Scheduling a meeting for employees or managers cuts into your organization's time and resources directly, so you want to make sure you achieve maximum productivity during each and every meeting. Although the orchestration of the meeting itself is important, timing meetings correctly is essential to ensure that your attendants are both alert and enthusiastic.
One of the most important elements of timing meetings is choosing an appropriate day of the week. According to business growth, efficiency and marketing consultant Andrew Jensen, Monday and Friday are the worst meeting days as many employees are still in "weekend mode," so generating interest and productivity in your attendees takes a lot more effort. Additionally, these are some of the most common days for employees to take as vacation days, so fewer people are likely to attend. Therefore, the best days for meetings are Tuesday, Wednesday and Thursday.
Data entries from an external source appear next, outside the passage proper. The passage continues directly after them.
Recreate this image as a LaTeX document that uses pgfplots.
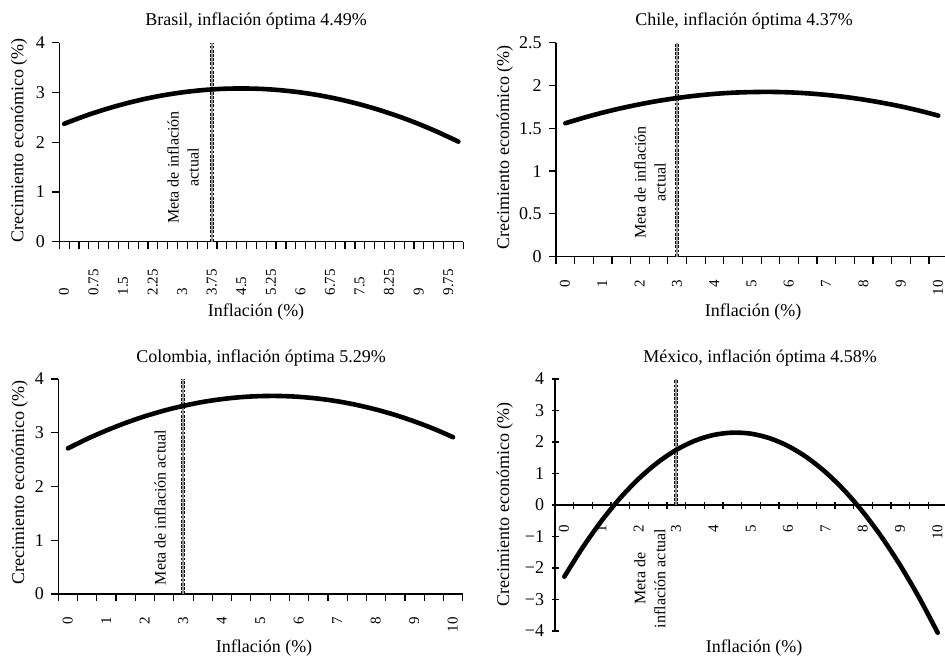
\documentclass[border=0pt]{standalone}
\usepackage{fontspec}
\setmainfont{Liberation Serif}
\usepackage{pgfplots}
\pgfplotsset{compat=1.18}
\definecolor{targetgray}{RGB}{150,150,150}
\pgfplotsset{
  panel/.style={
    scale only axis, clip=false,
    axis lines=left,
    axis line style={line width=0.6pt,-},
    tick style={black, line width=0.6pt},
    tick align=outside,
    major tick length=3.5pt,
    minor tick length=3.5pt,
    major x tick style={draw=none},
    /pgf/number format/assume math mode=true,
    yticklabel style={font=\fontsize{9}{10}\selectfont, inner sep=0pt, anchor=east, xshift=-3.5pt},
  },
  halfstep/.style={
    xmin=-0.25, xmax=10.25,
    xtick={0,1,2,3,4,5,6,7,8,9,10},
    xticklabels={0,1,2,3,4,5,6,7,8,9,10},
    minor xtick={-0.25,0.25,0.75,1.25,1.75,2.25,2.75,3.25,3.75,4.25,4.75,5.25,5.75,6.25,6.75,7.25,7.75,8.25,8.75,9.25,9.75,10.25},
    xticklabel style={yshift=-8pt, rotate=90, anchor=mid east, inner sep=0pt, font=\fontsize{7.5}{8}\selectfont},
  },
  curve/.style={black, line width=2.3pt, line cap=round, smooth, no markers},
  tgtdash/.style={black, dash pattern=on 1.4pt off 0.7pt, line width=2pt, no markers},
  tgtgray/.style={targetgray, line width=1pt, no markers},
}
\begin{document}
\begin{tikzpicture}
\useasboundingbox (0pt,0pt) rectangle (472.5pt,328.5pt);

% ---------- Brasil ----------
\begin{axis}[panel, at={(29.65pt,207.65pt)}, anchor=south west, width=202pt, height=99.5pt,
  xmin=-0.125, xmax=10.125, ymin=0, ymax=4, ytick={0,1,2,3,4},
  xtick={0,0.75,1.5,2.25,3,3.75,4.5,5.25,6,6.75,7.5,8.25,9,9.75},
  xticklabels={0,0.75,1.5,2.25,3,3.75,4.5,5.25,6,6.75,7.5,8.25,9,9.75},
  minor xtick={-0.125,0.125,0.375,0.625,0.875,1.125,1.375,1.625,1.875,2.125,2.375,2.625,2.875,3.125,3.375,3.625,3.875,4.125,4.375,4.625,4.875,5.125,5.375,5.625,5.875,6.125,6.375,6.625,6.875,7.125,7.375,7.625,7.875,8.125,8.375,8.625,8.875,9.125,9.375,9.625,9.875,10.125},
  xticklabel style={yshift=-23.5pt, rotate=90, anchor=mid west, inner sep=0pt, font=\fontsize{7.5}{8}\selectfont}]
\addplot[tgtdash] coordinates {(3.75,0) (3.75,4)};
\addplot[tgtgray] coordinates {(3.75,0) (3.75,4)};
\addplot[curve] coordinates {
(0,2.370) (0.5,2.520) (1,2.651) (1.5,2.765) (2,2.862) (2.5,2.941) (3,3.002) (3.5,3.046)
(4,3.072) (4.5,3.080) (5,3.071) (5.5,3.044) (6,3.000) (6.5,2.938) (7,2.858) (7.5,2.761)
(8,2.646) (8.5,2.514) (9,2.364) (9.5,2.196) (10,2.011)};
\end{axis}

% ---------- Chile ----------
\begin{axis}[panel, halfstep, at={(278pt,200.15pt)}, anchor=south west, width=195.8pt, height=107pt,
  ymin=0, ymax=2.5, ytick={0,0.5,1,1.5,2,2.5}, yticklabels={0,0.5,1,1.5,2,2.5}]
\addplot[tgtdash] coordinates {(3,0) (3,2.5)};
\addplot[tgtgray] coordinates {(3,0) (3,2.5)};
\addplot[curve] coordinates {
(0,1.559) (0.5,1.624) (1,1.683) (1.5,1.735) (2,1.781) (2.5,1.821) (3,1.854) (3.5,1.881)
(4,1.902) (4.5,1.916) (5,1.923) (5.5,1.925) (6,1.920) (6.5,1.908) (7,1.890) (7.5,1.866)
(8,1.835) (8.5,1.798) (9,1.755) (9.5,1.705) (10,1.648)};
\end{axis}

% ---------- Colombia ----------
\begin{axis}[panel, halfstep, at={(29.15pt,31.5pt)}, anchor=south west, width=202.2pt, height=107.5pt,
  ymin=0, ymax=4, ytick={0,1,2,3,4}]
\addplot[tgtdash] coordinates {(3,0) (3,4)};
\addplot[tgtgray] coordinates {(3,0) (3,4)};
\addplot[curve] coordinates {
(0,2.710) (0.5,2.886) (1,3.043) (1.5,3.184) (2,3.307) (2.5,3.413) (3,3.501) (3.5,3.573)
(4,3.626) (4.5,3.663) (5,3.682) (5.5,3.684) (6,3.668) (6.5,3.635) (7,3.585) (7.5,3.517)
(8,3.432) (8.5,3.330) (9,3.210) (9.5,3.073) (10,2.918)};
\end{axis}

% ---------- Mexico ----------
\begin{axis}[panel, halfstep, at={(277.5pt,13pt)}, anchor=south west, width=196pt, height=126pt,
  axis x line=middle, axis y line=left,
  axis line style={line width=0.6pt,-},
  x axis line style={-}, y axis line style={-},
  ymin=-4, ymax=4, ytick={-4,-3,-2,-1,0,1,2,3,4},
  yticklabels={−4,−3,−2,−1,0,1,2,3,4}]
\addplot[tgtdash] coordinates {(3,0) (3,4)};
\addplot[tgtgray] coordinates {(3,0) (3,4)};
\addplot[curve] coordinates {
(0,-2.274) (0.5,-1.332) (1,-0.498) (1.5,0.227) (2,0.843) (2.5,1.351) (3,1.751) (3.5,2.042)
(4,2.224) (4.5,2.298) (5,2.264) (5.5,2.120) (6,1.868) (6.5,1.508) (7,1.039) (7.5,0.462)
(8,-0.224) (8.5,-1.019) (9,-1.922) (9.5,-2.934) (10,-4.054)};
\end{axis}

% ---------- texts ----------
\tikzset{ttl/.style={anchor=base, inner sep=0pt, font=\fontsize{9}{11}\selectfont},
         ann/.style={rotate=90, align=center, inner sep=0pt, font=\fontsize{8}{10}\selectfont}}
\node[ttl] at (128pt,315.5pt) {Brasil, inflación óptima 4.49\%};
\node[ttl] at (372pt,315.5pt) {Chile, inflación óptima 4.37\%};
\node[ttl] at (130.5pt,147.3pt) {Colombia, inflación óptima 5.29\%};
\node[ttl] at (380pt,147.3pt) {México, inflación óptima 4.58\%};

\node[ttl] at (128pt,170pt) {Inflación (\%)};
\node[ttl] at (376.5pt,170pt) {Inflación (\%)};
\node[ttl] at (132pt,2.5pt) {Inflación (\%)};
\node[ttl] at (377pt,2.5pt) {Inflación (\%)};

\node[ttl, rotate=90] at (11.7pt,258.25pt) {Crecimiento económico (\%)};
\node[ttl, rotate=90] at (254.5pt,254.75pt) {Crecimiento económico (\%)};
\node[ttl, rotate=90] at (12pt,87.25pt) {Crecimiento económico (\%)};
\node[ttl, rotate=90] at (254.5pt,76.25pt) {Crecimiento económico (\%)};

\node[ann] at (91.5pt,244.75pt) {Meta de inflación\\actual};
\node[ann] at (325pt,237.25pt) {Meta de inflación\\actual};
\node[ann] at (80pt,74.75pt) {Meta de inflación actual};
\node[ann] at (325pt,39.25pt) {Meta de\\inflación actual};
\end{tikzpicture}
\end{document}
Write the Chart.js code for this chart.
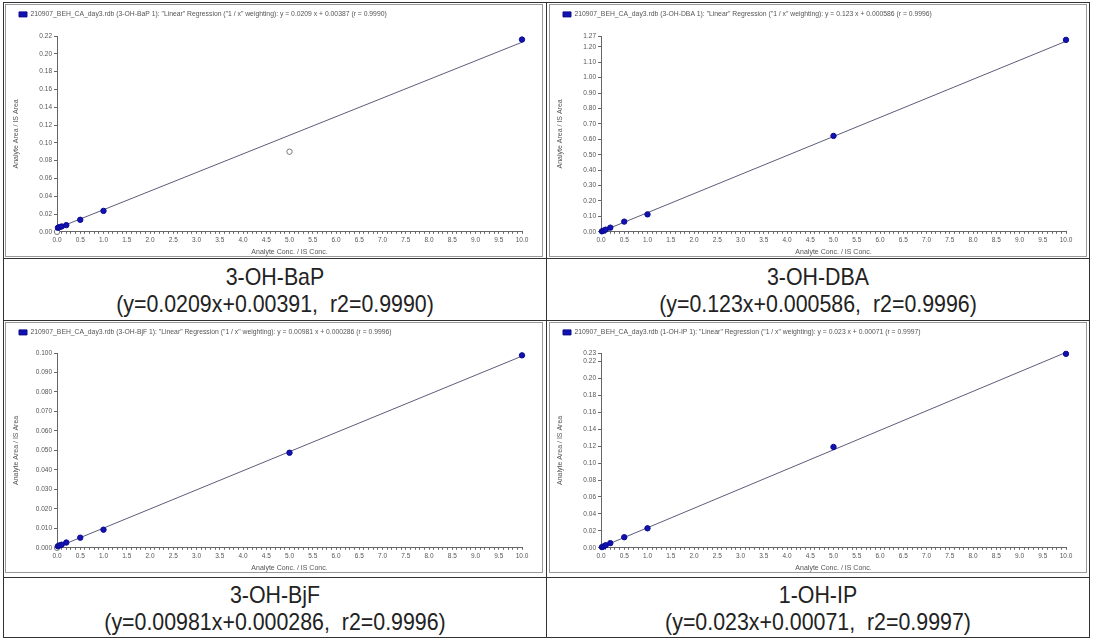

When timing meetings, you also want to consider the time of day during which the meeting is scheduled. Early morning is generally not the best time because workers are still sleepy, and any time near the end of the work day is a poor choice because employees are more focused on going home than having productive meetings. Timing meetings for the middle of the work day is common practice, and around 3 p.m. is one of the most effective meeting times according to Andrew Jensen.
Be aware of mealtimes when timing meetings as workers are generally drowsy immediately after lunch, and they have a difficult time focusing if they are hungry during a pre-lunch meeting. If you must plan a meeting before or during a meal, consider offering refreshments such as hot coffee and donuts. If your company has the resources, offer a meal during the meeting to satisfy employees and encourage them to attend.
A good turnout translates to a more productive session because more individuals have the chance to receive timely information, contribute to the discussion and provide valuable input. Inc. Magazine suggests scheduling a meeting for a very specific time such as 10:12 a.m. to convey a sense of punctuality, making it more likely that the meeting starts on time. It also suggests giving each topic of discussion a very narrow time slot to keep things moving at a fast pace and ensure that the meeting ends on time.
Although these general tips for timing meetings have proven effective, be sure to examine your own company's needs before scheduling an important meeting. For instance, if you are timing meetings for collaborators who work in different locations, late evening meetings may be the only time during which most individuals can attend. Listen to the needs of your employees, and plan accordingly to enjoy productive meetings.